**Collected data:**
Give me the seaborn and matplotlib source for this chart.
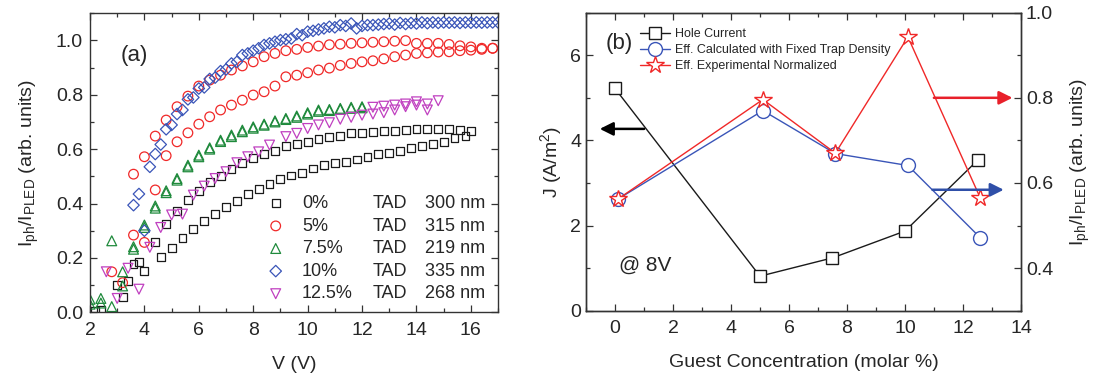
import numpy as np
import pandas as pd
import matplotlib
matplotlib.use('Agg')
import matplotlib.pyplot as plt
import seaborn as sns
from matplotlib.ticker import MultipleLocator

sns.set_style('ticks')
plt.rcParams['font.family'] = ['Liberation Sans', 'DejaVu Sans']
plt.rcParams['mathtext.fontset'] = 'custom'
plt.rcParams['mathtext.rm'] = 'Liberation Sans'
plt.rcParams['mathtext.it'] = 'Liberation Sans:italic'
plt.rcParams['mathtext.default'] = 'regular'

# ---------------- Panel (a) data ----------------
v_black1 = [2.2, 3.0, 3.4, 3.8, 4.4, 4.8, 5.2, 5.6, 6.0, 6.4, 6.8, 7.2, 7.6, 8.0, 8.4, 8.8, 9.2, 9.6,
            10.0, 10.4, 10.8, 11.2, 11.6, 12.0, 12.4, 12.8, 13.2, 13.6, 14.0, 14.4, 14.8, 15.2, 15.6, 16.0]
y_black1 = [0.004, 0.100, 0.116, 0.186, 0.260, 0.325, 0.374, 0.413, 0.447, 0.478, 0.502, 0.528, 0.548,
            0.566, 0.582, 0.593, 0.613, 0.619, 0.627, 0.636, 0.646, 0.648, 0.658, 0.660, 0.662, 0.668,
            0.668, 0.670, 0.673, 0.673, 0.673, 0.673, 0.670, 0.668]
v_black2 = [2.4, 3.2, 3.6, 4.0, 4.6, 5.0, 5.4, 5.8, 6.2, 6.6, 7.0, 7.4, 7.8, 8.2, 8.6, 9.0, 9.4, 9.8,
            10.2, 10.6, 11.0, 11.4, 11.8, 12.2, 12.6, 13.0, 13.4, 13.8, 14.2, 14.6, 15.0, 15.4, 15.8]
y_black2 = [0.010, 0.057, 0.178, 0.153, 0.204, 0.236, 0.272, 0.305, 0.336, 0.361, 0.386, 0.410, 0.435,
            0.453, 0.472, 0.489, 0.503, 0.513, 0.529, 0.541, 0.548, 0.554, 0.562, 0.572, 0.582, 0.587,
            0.593, 0.603, 0.611, 0.619, 0.627, 0.640, 0.648]

v_red1 = [3.2, 3.6, 4.0, 4.4, 4.8, 5.2, 5.6, 6.0, 6.4, 6.8, 7.2, 7.6, 8.0, 8.4, 8.8, 9.2, 9.6, 10.0,
          10.4, 10.8, 11.2, 11.6, 12.0, 12.4, 12.8, 13.2, 13.6, 14.0, 14.4, 14.8, 15.2, 15.6, 16.0, 16.4, 16.8]
y_red1 = [0.109, 0.508, 0.572, 0.648, 0.707, 0.756, 0.795, 0.832, 0.854, 0.872, 0.891, 0.906, 0.921,
          0.940, 0.952, 0.962, 0.967, 0.974, 0.979, 0.984, 0.986, 0.989, 0.991, 0.993, 0.995, 0.997,
          0.999, 0.989, 0.989, 0.989, 0.985, 0.980, 0.976, 0.971, 0.971]
v_red2 = [2.8, 3.6, 4.0, 4.4, 4.8, 5.2, 5.6, 6.0, 6.4, 6.8, 7.2, 7.6, 8.0, 8.4, 8.8, 9.2, 9.6, 10.0,
          10.4, 10.8, 11.2, 11.6, 12.0, 12.4, 12.8, 13.2, 13.6, 14.0, 14.4, 14.8, 15.2, 15.6, 16.0, 16.4, 16.8]
y_red2 = [0.149, 0.284, 0.257, 0.450, 0.576, 0.627, 0.660, 0.692, 0.719, 0.744, 0.762, 0.780, 0.799,
          0.811, 0.832, 0.866, 0.872, 0.881, 0.891, 0.898, 0.908, 0.915, 0.921, 0.925, 0.932, 0.940,
          0.946, 0.952, 0.954, 0.957, 0.958, 0.962, 0.964, 0.967, 0.971]

v_green = [2.0, 2.4, 2.8, 3.2, 3.6, 4.0, 4.4, 4.8, 5.2, 5.6, 6.0, 6.4, 6.8, 7.2, 7.6, 8.0, 8.4, 8.8,
           9.2, 9.6, 10.0, 10.4, 10.8, 11.2, 11.6, 12.0]
y_green1 = [0.048, 0.051, 0.263, 0.149, 0.241, 0.321, 0.391, 0.447, 0.492, 0.541, 0.578, 0.605, 0.633,
            0.652, 0.670, 0.682, 0.692, 0.704, 0.713, 0.722, 0.734, 0.744, 0.746, 0.750, 0.754, 0.756]
y_green2 = [0.030, 0.034, 0.021, 0.097, 0.232, 0.312, 0.383, 0.440, 0.486, 0.535, 0.572, 0.600, 0.628,
            0.646, 0.664, 0.677, 0.688, 0.700, 0.709, 0.717, 0.729, 0.739, 0.742, 0.746, 0.750, 0.752]

v_blue = [3.6, 3.8, 4.0, 4.2, 4.4, 4.6, 4.8, 5.0, 5.2, 5.4, 5.6, 5.8, 6.0, 6.2, 6.4, 6.6, 6.8, 7.0,
          7.2, 7.4, 7.6, 7.8, 8.0, 8.2, 8.4, 8.6, 8.8, 9.0, 9.2, 9.4, 9.6, 9.8, 10.0, 10.2, 10.4, 10.6,
          10.8, 11.0, 11.2, 11.4, 11.6, 11.8, 12.0, 12.2, 12.4, 12.6, 12.8, 13.0, 13.2, 13.4, 13.6, 13.8,
          14.0, 14.2, 14.4, 14.6, 14.8, 15.0, 15.2, 15.4, 15.6, 15.8, 16.0, 16.2, 16.4, 16.6, 16.8, 17.0]
y_blue = [0.394, 0.435, 0.300, 0.535, 0.582, 0.617, 0.673, 0.689, 0.729, 0.744, 0.783, 0.790, 0.823,
          0.827, 0.858, 0.863, 0.887, 0.893, 0.915, 0.921, 0.946, 0.952, 0.962, 0.971, 0.983, 0.989,
          0.995, 1.001, 1.004, 1.007, 1.023, 1.019, 1.032, 1.035, 1.040, 1.044, 1.050, 1.048, 1.056,
          1.053, 1.062, 1.044, 1.053, 1.056, 1.056, 1.058, 1.060, 1.062, 1.058, 1.064, 1.060, 1.064,
          1.062, 1.066, 1.063, 1.066, 1.064, 1.066, 1.065, 1.066, 1.064, 1.066, 1.065, 1.066, 1.065,
          1.066, 1.066, 1.066]

v_mag1 = [2.6, 3.0, 3.4, 3.8, 4.2, 4.6, 5.0, 5.4, 5.8, 6.2, 6.6, 7.0, 7.4, 7.8, 8.2, 8.6, 9.2, 9.6,
          10.0, 10.4, 10.8, 11.2, 11.6, 12.0, 12.4, 12.8, 13.2, 13.6, 14.0, 14.4]
y_mag1 = [0.149, 0.051, 0.162, 0.085, 0.239, 0.312, 0.358, 0.361, 0.431, 0.464, 0.492, 0.517, 0.550,
          0.572, 0.590, 0.615, 0.646, 0.658, 0.676, 0.689, 0.697, 0.710, 0.717, 0.725, 0.729, 0.734,
          0.744, 0.756, 0.762, 0.744]
v_mag2 = [12.4, 12.8, 13.2, 13.6, 14.0, 14.4, 14.8]
y_mag2 = [0.754, 0.758, 0.762, 0.766, 0.774, 0.766, 0.778]

legend_pct = ['0%', '5%', '7.5%', '10%', '12.5%']
legend_layer = ['TAD', 'TAD', 'TAD', 'TAD', 'TAD']
legend_thick = ['300 nm', '315 nm', '219 nm', '335 nm', '268 nm']

# ---------------- Panel (b) data ----------------
conc_hole = [0.0, 5.0, 7.5, 10.0, 12.5]
j_hole = [5.22, 0.81, 1.24, 1.87, 3.53]
conc_eff = [0.1, 5.1, 7.6, 10.1, 12.6]
eff_calc = [0.562, 0.770, 0.669, 0.641, 0.471]
eff_exp = [0.562, 0.796, 0.670, 0.943, 0.564]

C_BLACK = '#1a1a1a'
C_RED = '#f02828'
C_GREEN = '#1f8a3c'
C_BLUE = '#3a55b8'
C_MAG = '#c040c0'

fig = plt.figure(figsize=(11, 3.84), dpi=100)
axA = fig.add_axes([0.0818, 0.1867, 0.371, 0.779])
axB = fig.add_axes([0.5327, 0.191, 0.3955, 0.776])
axR = axB.twinx()

# ---------------- Panel (a) ----------------
series = [
    (v_black1, y_black1, 's', 32, C_BLACK, legend_pct[0]),
    (v_black2, y_black2, 's', 32, C_BLACK, None),
    (v_red1, y_red1, 'o', 48, C_RED, legend_pct[1]),
    (v_red2, y_red2, 'o', 48, C_RED, None),
    (v_green, y_green1, '^', 50, C_GREEN, legend_pct[2]),
    (v_green, y_green2, '^', 50, C_GREEN, None),
    (v_blue, y_blue, 'D', 34, C_BLUE, legend_pct[3]),
    (v_mag1, y_mag1, 'v', 50, C_MAG, legend_pct[4]),
    (v_mag2, y_mag2, 'v', 50, C_MAG, None),
]
for vx, vy, mk, s, col, lab in series:
    sns.scatterplot(x=vx, y=vy, marker=mk, s=s, facecolor='none', edgecolor=col,
                    linewidth=0.9, ax=axA, label=lab if lab else '_nolegend_')

axA.set_xlim(2, 17)
axA.set_ylim(0, 1.1)
axA.xaxis.set_major_locator(MultipleLocator(2))
axA.xaxis.set_minor_locator(MultipleLocator(1))
axA.set_yticks([0.0, 0.2, 0.4, 0.6, 0.8, 1.0])
axA.yaxis.set_minor_locator(MultipleLocator(0.1))
axA.set_xlabel('V (V)', fontsize=14, labelpad=12)
axA.set_ylabel(r'$I_{ph}/I_{PLED}$ (arb. units)', fontsize=14)
axA.yaxis.set_label_coords(-0.12, 0.5)
axA.text(0.108, 0.86, '(a)', transform=axA.transAxes, fontsize=16, ha='center', va='center')

h, l = axA.get_legend_handles_labels()
legA = axA.legend(h, l, loc='upper left', bbox_to_anchor=(0.433, 0.392), frameon=False,
                  fontsize=13, handlelength=1.0, handletextpad=0.95, labelspacing=0.31,
                  borderpad=0, borderaxespad=0)

# ---------------- Panel (b) ----------------
sns.lineplot(x=conc_hole, y=j_hole, ax=axB, color=C_BLACK, lw=1.0, marker='s', markersize=9,
             markerfacecolor='white', markeredgecolor=C_BLACK, markeredgewidth=1.0,
             label='Hole Current')
sns.lineplot(x=conc_eff, y=eff_calc, ax=axR, color=C_BLUE, lw=1.0, marker='o', markersize=10,
             markerfacecolor='white', markeredgecolor=C_BLUE, markeredgewidth=1.0,
             label='Eff. Calculated with Fixed Trap Density')
sns.lineplot(x=conc_eff, y=eff_exp, ax=axR, color=C_RED, lw=1.0, marker='*', markersize=13,
             markerfacecolor='white', markeredgecolor=C_RED, markeredgewidth=1.0,
             label='Eff. Experimental Normalized')
for ax in (axB, axR):
    if ax.get_legend() is not None:
        ax.get_legend().remove()

axB.set_xlim(-1, 14)
axB.set_ylim(0, 7)
axR.set_ylim(0.3, 1.0)
axB.xaxis.set_major_locator(MultipleLocator(2))
axB.xaxis.set_minor_locator(MultipleLocator(1))
axB.yaxis.set_major_locator(MultipleLocator(2))
axB.yaxis.set_minor_locator(MultipleLocator(1))
axR.set_yticks([0.4, 0.6, 0.8, 1.0])
axR.yaxis.set_minor_locator(MultipleLocator(0.1))
axB.set_xlabel('Guest Concentration (molar %)', fontsize=14, labelpad=12)
axB.set_ylabel(r'J (A/m$^2$)', fontsize=14)
axR.set_ylabel(r'$I_{ph}/I_{PLED}$ (arb. units)', fontsize=14)
axB.yaxis.set_label_coords(-0.05, 0.5)
axR.yaxis.set_label_coords(1.11, 0.5)

axB.annotate('', xy=(-0.62, 4.27), xytext=(1.1, 4.27),
             arrowprops=dict(arrowstyle='-|>', color='black', lw=1.8, mutation_scale=20))
axR.annotate('', xy=(13.8, 0.8), xytext=(10.9, 0.8),
             arrowprops=dict(arrowstyle='-|>', color='#e8202a', lw=1.8, mutation_scale=20))
axR.annotate('', xy=(13.5, 0.584), xytext=(10.85, 0.584),
             arrowprops=dict(arrowstyle='-|>', color='#2f4fa8', lw=1.8, mutation_scale=20))

axB.text(0.076, 0.895, '(b)', transform=axB.transAxes, fontsize=16, ha='center', va='center')
axB.text(0.136, 0.153, '@ 8V', transform=axB.transAxes, fontsize=15, ha='center', va='center')

h1, l1 = axB.get_legend_handles_labels()
h2, l2 = axR.get_legend_handles_labels()
axR.legend(h1 + h2, l1 + l2, loc='upper left', bbox_to_anchor=(0.124, 0.948), frameon=False,
           fontsize=9, handlelength=2.4, handletextpad=0.4, labelspacing=0.33,
           borderpad=0, borderaxespad=0)

# ---------------- ticks & spines ----------------
for ax in (axA, axB, axR):
    ax.tick_params(which='both', direction='in', labelsize=14, color='#333333')
    ax.tick_params(which='major', length=5, width=0.9)
    ax.tick_params(which='minor', length=3, width=0.9)
axA.tick_params(which='both', top=True, right=True)
axB.tick_params(which='both', top=True, right=False)
axA.tick_params(axis='x', which='major', pad=7)
axB.tick_params(axis='x', which='major', pad=7)
axA.tick_params(axis='y', which='major', pad=5)
for ax in (axA, axB, axR):
    for sp in ax.spines.values():
        sp.set_visible(True)
        sp.set_linewidth(1.0)
        sp.set_color('#333333')

# TAD / thickness columns aligned with legend rows
fig.canvas.draw()
renderer = fig.canvas.get_renderer()
H = fig.bbox.height
for t, lay, th in zip(legA.get_texts(), legend_layer, legend_thick):
    bb = t.get_window_extent(renderer)
    yc = (bb.y0 + bb.y1) / 2 / H
    fig.text(372.7 / 1100, yc, lay, fontsize=13, ha='left', va='center')
    fig.text(425.0 / 1100, yc, th, fontsize=13, ha='left', va='center')

fig.savefig('out.png', dpi=100)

**Task requirements:**
Set down again, exactly, the lines of the material above from its first line to the one with "0.593, 0.603, 0.611, 0.619, 0.627, 0.640, 0.648]", inclusive. Leave the pictures out.

**Task result:**
Give me the seaborn and matplotlib source for this chart.
import numpy as np
import pandas as pd
import matplotlib
matplotlib.use('Agg')
import matplotlib.pyplot as plt
import seaborn as sns
from matplotlib.ticker import MultipleLocator

sns.set_style('ticks')
plt.rcParams['font.family'] = ['Liberation Sans', 'DejaVu Sans']
plt.rcParams['mathtext.fontset'] = 'custom'
plt.rcParams['mathtext.rm'] = 'Liberation Sans'
plt.rcParams['mathtext.it'] = 'Liberation Sans:italic'
plt.rcParams['mathtext.default'] = 'regular'

# ---------------- Panel (a) data ----------------
v_black1 = [2.2, 3.0, 3.4, 3.8, 4.4, 4.8, 5.2, 5.6, 6.0, 6.4, 6.8, 7.2, 7.6, 8.0, 8.4, 8.8, 9.2, 9.6,
            10.0, 10.4, 10.8, 11.2, 11.6, 12.0, 12.4, 12.8, 13.2, 13.6, 14.0, 14.4, 14.8, 15.2, 15.6, 16.0]
y_black1 = [0.004, 0.100, 0.116, 0.186, 0.260, 0.325, 0.374, 0.413, 0.447, 0.478, 0.502, 0.528, 0.548,
            0.566, 0.582, 0.593, 0.613, 0.619, 0.627, 0.636, 0.646, 0.648, 0.658, 0.660, 0.662, 0.668,
            0.668, 0.670, 0.673, 0.673, 0.673, 0.673, 0.670, 0.668]
v_black2 = [2.4, 3.2, 3.6, 4.0, 4.6, 5.0, 5.4, 5.8, 6.2, 6.6, 7.0, 7.4, 7.8, 8.2, 8.6, 9.0, 9.4, 9.8,
            10.2, 10.6, 11.0, 11.4, 11.8, 12.2, 12.6, 13.0, 13.4, 13.8, 14.2, 14.6, 15.0, 15.4, 15.8]
y_black2 = [0.010, 0.057, 0.178, 0.153, 0.204, 0.236, 0.272, 0.305, 0.336, 0.361, 0.386, 0.410, 0.435,
            0.453, 0.472, 0.489, 0.503, 0.513, 0.529, 0.541, 0.548, 0.554, 0.562, 0.572, 0.582, 0.587,
            0.593, 0.603, 0.611, 0.619, 0.627, 0.640, 0.648]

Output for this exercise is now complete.